CMS Issues Final Rule for Self Reporting Overpayments
February 12, 2016 02:49 PM
The Centers for Medicare & Medicaid Services (CMS) has issued a final rule for provider and supplier self reporting overpayment requirements.
The rule clarifies requirements for the reporting and returning of self‑identified overpayments. Health care providers and suppliers have been and will continue to be subject to potential False Claims Act (FCA) liability, Civil Monetary Penalties Law (CMPL) liability, and exclusion from federal health care programs for failure to report and return an overpayment.
The major provisions of this final rule include clarifications around: the meaning of overpayment identification; the required look back period for overpayment identification; and the methods available for reporting and returning identified overpayments to CMS.
An overpayment must be reported and returned by the later of: (i) the date which is 60 days after the date on which the overpayment was identified; or (ii) the date any corresponding cost report is due, if applicable.

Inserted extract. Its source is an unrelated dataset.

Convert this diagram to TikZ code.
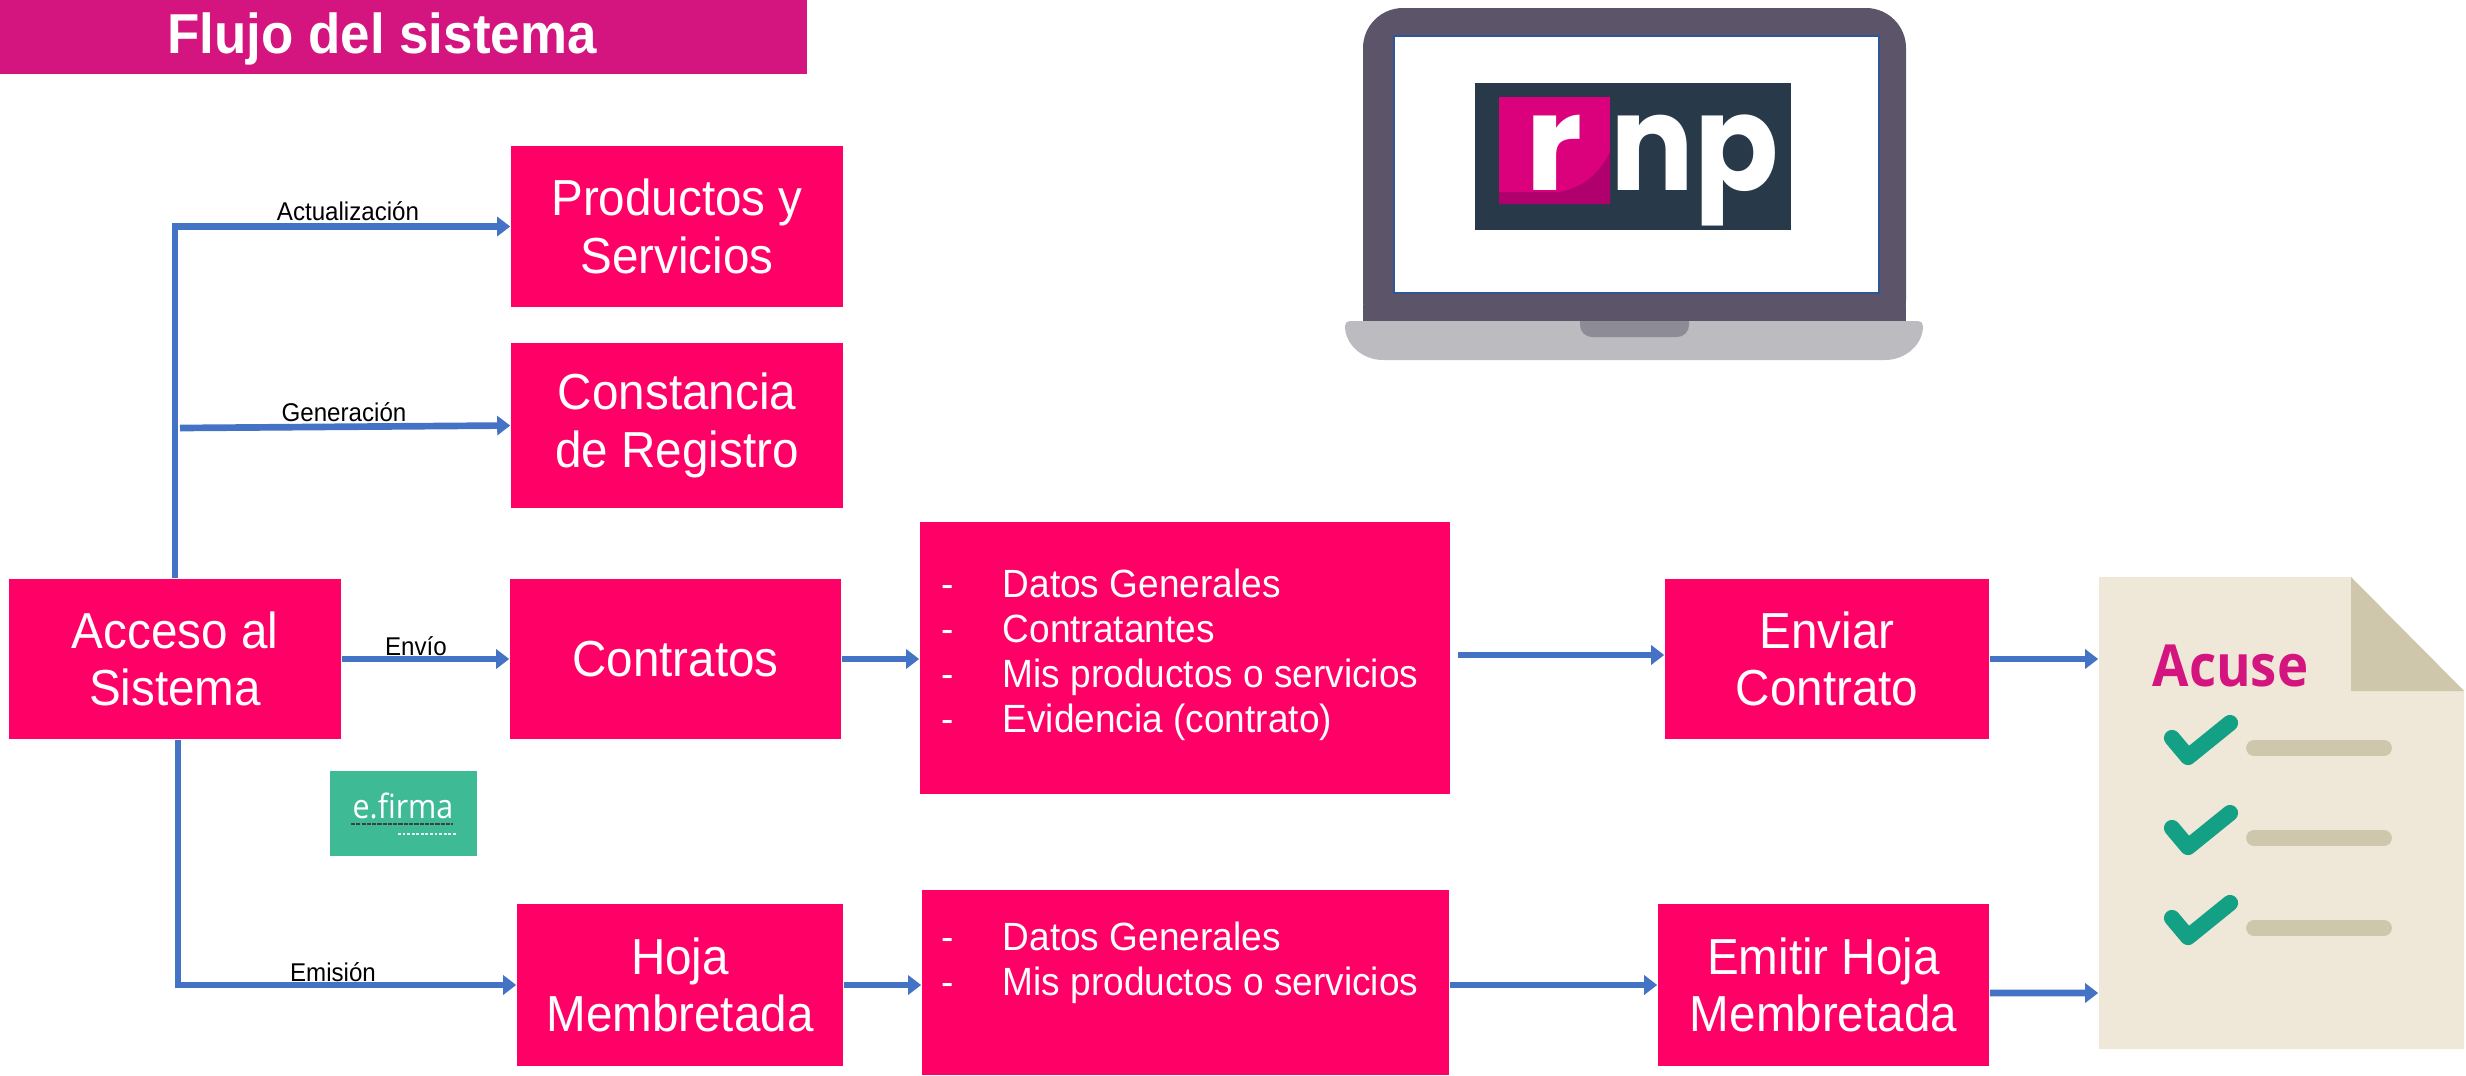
\documentclass[tikz,border=0pt]{standalone}
\usepackage{fontspec}
\setmainfont[FakeStretch=0.94]{Liberation Sans}
\newfontfamily\logofont{Poppins}
\newfontfamily\acusefont[FakeStretch=0.91]{Open Sans}
\usetikzlibrary{arrows.meta}
\definecolor{boxpink}{HTML}{FF0066}
\definecolor{barpink}{HTML}{D4157F}
\definecolor{flowblue}{HTML}{4472C4}
\definecolor{laptopdark}{HTML}{5C5469}
\definecolor{laptopbase}{HTML}{BBBBC0}
\definecolor{laptopnotch}{HTML}{8D8B96}
\definecolor{screenline}{HTML}{2F5597}
\definecolor{logodark}{HTML}{28394A}
\definecolor{logopink}{HTML}{DB007C}
\definecolor{logoshade}{HTML}{B0006E}
\definecolor{paper}{HTML}{EFE8D8}
\definecolor{paperfold}{HTML}{CEC7AC}
\definecolor{checkgreen}{HTML}{13A085}
\definecolor{firmagreen}{HTML}{3EBB95}
\tikzset{
    pinkbox/.style={fill=boxpink, text=white, inner sep=0pt, align=center, font=\fontsize{14.4}{16.4}\selectfont},
    drop/.style={execute at begin node={\rule{0pt}{#1}}},
    listtext/.style={text=white, inner sep=0pt, align=left, anchor=north west, font=\fontsize{11.2}{12.85}\selectfont},
    flow/.style={draw=flowblue, line width=1.9pt, -{Triangle[length=0.13cm,width=0.19cm]}},
    flowlabel/.style={inner sep=0pt, font=\fontsize{7.3}{8}\selectfont},
    tick/.style={draw=checkgreen, line width=4.6pt, line cap=round, line join=round},
    rule/.style={draw=paperfold, line width=4.5pt, line cap=round},
}
\begin{document}
\begin{tikzpicture}[x=0.01cm,y=-0.01cm]
    \useasboundingbox (0,0) rectangle (2466,1075);

    \node[fill=barpink, minimum width=8.07cm, minimum height=0.74cm, inner sep=0pt] (Bar) at (403.5,37) {};
    \node[text=white, inner sep=0pt, font=\fontsize{16}{18}\selectfont\bfseries] (Title) at (382,39) {Flujo del sistema};

    % laptop
    \fill[laptopdark, rounded corners=0.4cm] (1363,340) -- (1363,8) -- (1906,8) -- (1906,340) -- cycle;
    \fill[laptopbase] (1350,321) -- (1918,321) .. controls (1921,321) and (1923,323) .. (1923,326) .. controls (1923,345) and (1905,360) .. (1885,360) -- (1383,360) .. controls (1363,360) and (1345,345) .. (1345,326) .. controls (1345,323) and (1347,321) .. (1350,321) -- cycle;
    \fill[laptopnotch, rounded corners=0.12cm] (1580,310) -- (1580,337) -- (1689,337) -- (1689,310) -- cycle;
    \fill[laptopdark] (1363,305) rectangle (1906,321);
    \draw[screenline, line width=0.7pt, fill=white] (1394,36) rectangle (1879,293);
    \node[fill=logodark, minimum width=3.16cm, minimum height=1.47cm, inner sep=0pt] (Logo) at (1633,156.5) {};
    \fill[logopink] (1499,97) rectangle (1610,204);
    \fill[logoshade] (1499,192) -- (1560,192) .. controls (1585,187) and (1600,172) .. (1610,152) -- (1610,204) -- (1499,204) -- cycle;
    \node[text=white, inner sep=0pt, anchor=base, font=\logofont\fontsize{38}{38}\selectfont\bfseries] (LogoR) at (1554,190) {r};
    \node[text=white, inner sep=0pt, anchor=base, xscale=0.93, font=\logofont\fontsize{38}{38}\selectfont\bfseries] (LogoNP) at (1695,190) {np};

    % e.firma
    \node[fill=firmagreen, minimum width=1.47cm, minimum height=0.85cm, inner sep=0pt] (Firma) at (403.5,813.5) {};
    \node[text=white, inner sep=0pt, font=\acusefont\fontsize{9.5}{10}\selectfont] (FirmaT) at (403,806) {e.firma};
    \draw[black!75, line width=0.7pt, dash pattern=on 1.2pt off 0.3pt] (351,824) -- (453,824);
    \draw[white!85!firmagreen, line width=0.4pt, dash pattern=on 0.8pt off 0.5pt] (398,834) -- (456,834);

    % acuse
    \fill[paper] (2099,577) -- (2351,577) -- (2464,691) -- (2464,1049) -- (2099,1049) -- cycle;
    \fill[paperfold] (2351,577) -- (2464,691) -- (2351,691) -- cycle;
    \node[minimum width=3.65cm, minimum height=4.72cm, inner sep=0pt] (Doc) at (2281.5,813) {};
    \node[text=barpink, inner sep=0pt, anchor=base west, font=\acusefont\fontsize{16.5}{18}\selectfont\bfseries] (Acuse) at (2152,686) {Acuse};
    \foreach \dy in {0,90,180} {
        \draw[tick] (2172,738+\dy) -- (2188,757+\dy) -- (2230,723+\dy);
        \draw[rule] (2254,748+\dy) -- (2384,748+\dy);
    }

    \node[pinkbox, drop=13pt, minimum width=3.32cm, minimum height=1.61cm] (Prod) at (677,226.5) {Productos y\\Servicios};
    \node[pinkbox, drop=14pt, minimum width=3.32cm, minimum height=1.65cm] (Const) at (677,425.5) {Constancia\\de Registro};
    \node[pinkbox, drop=12.5pt, minimum width=3.32cm, minimum height=1.60cm] (Acc) at (175,659) {Acceso al\\Sistema};
    \node[pinkbox, minimum width=3.31cm, minimum height=1.60cm] (Contr) at (675.5,659) {Contratos};
    \node[pinkbox, minimum width=5.30cm, minimum height=2.72cm] (Dat) at (1185,658) {};
    \node[pinkbox, drop=12pt, minimum width=3.24cm, minimum height=1.60cm] (Env) at (1827,659) {Enviar\\Contrato};
    \node[pinkbox, drop=12.5pt, minimum width=3.26cm, minimum height=1.62cm] (Hoja) at (680,985) {Hoja\\Membretada};
    \node[pinkbox, minimum width=5.27cm, minimum height=1.85cm] (Mis) at (1185.5,982.5) {};
    \node[pinkbox, drop=12.5pt, minimum width=3.31cm, minimum height=1.62cm] (Emit) at (1823.5,985) {Emitir Hoja\\Membretada};

    \node[listtext] (DatT) at (941,568) {\makebox[0.61cm][l]{-}Datos Generales\\\makebox[0.61cm][l]{-}Contratantes\\\makebox[0.61cm][l]{-}Mis productos o servicios\\\makebox[0.61cm][l]{-}Evidencia (contrato)};
    \node[listtext] (MisT) at (941,921) {\makebox[0.61cm][l]{-}Datos Generales\\\makebox[0.61cm][l]{-}Mis productos o servicios};

    \coordinate (GenS) at (180,428);
    \coordinate (DatS) at (1458,655);

    \draw[flow] (Acc.north) |- (Prod.west);
    \draw[flow] (GenS) -- (Const.west);
    \draw[flow] (Acc.east) -- (Contr.west);
    \draw[flow] ([xshift=0.03cm]Acc.south) |- (Hoja.west);
    \draw[flow] (Contr.east) -- (Dat.west |- Contr.east);
    \draw[flow] (DatS) -- (Env.west |- DatS);
    \draw[flow] (Env.east) -- (Doc.west |- Env.east);
    \draw[flow] (Hoja.east) -- (Mis.west |- Hoja.east);
    \draw[flow] (Mis.east |- Hoja.east) -- (Emit.west);
    \draw[flow] ([yshift=-0.08cm]Emit.east) -- (Doc.west |- 0,993);

    \node[flowlabel] (Act) at (348,211) {Actualización};
    \node[flowlabel] (Gen) at (344,412) {Generación};
    \node[flowlabel] (Envio) at (416,646) {Envío};
    \node[flowlabel] (Emis) at (333,972) {Emisión};
\end{tikzpicture}
\end{document}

This final rule states that a person has identified an overpayment when the person has or should have, through the exercise of reasonable diligence, determined that the person has received an overpayment and quantified the amount of the overpayment.
In the rule, CMS finalized a look back period of 6 years, rather than the proposed 10 years, for reporting and returning overpayments.
Providers and suppliers must use an applicable claims adjustment, credit balance, self‑reported refund, or another appropriate process to satisfy the obligation to report and return overpayments. In addition, if a health care provider or supplier has reported a self-identified overpayment to either the CMS or the Office of the Inspector General (OIG) using the Self-Referral Disclosure Protocol, the provider or supplier is considered to be in compliance with the provisions of this rule as long as they are actively engaged in the respective protocol.
Home health and hospice providers raised concerns with the proposed rule regarding the rule's effect on the hospice annual cap, the home health outlier revenue cap, and requests for anticipated payments (RAPs). Hospices and home health agencies have no way of knowing whether they have received a cap overpayment, or the amount, until they are notified by the MAC. CMS clarified in the rule that hospice and home health cap determinations are made at the end of the year and it is possible that the provider may not be aware of the cap status until their MAC calculates the final cap amount. Therefore, the provider is not responsible to report and refund the overpayment until they have received the cap determination from their MAC. There can be no applicable reconciliation until the final cap amount is determined.
CMS also clarified that overpayments as a result of PIP payments would be reported and returned at the time the initial cost report is due. There is no applicable reconciliation until the PIP payments are dealt with in the cost report process. However, if a provider is aware that their PIP payment may not be accurate, they should continue with normal business practices and inform its MAC of the issue.
The National Association for Home Care & Hospice will continue to evaluate the final rule and provide any additional analysis specific to home health and hospice providers.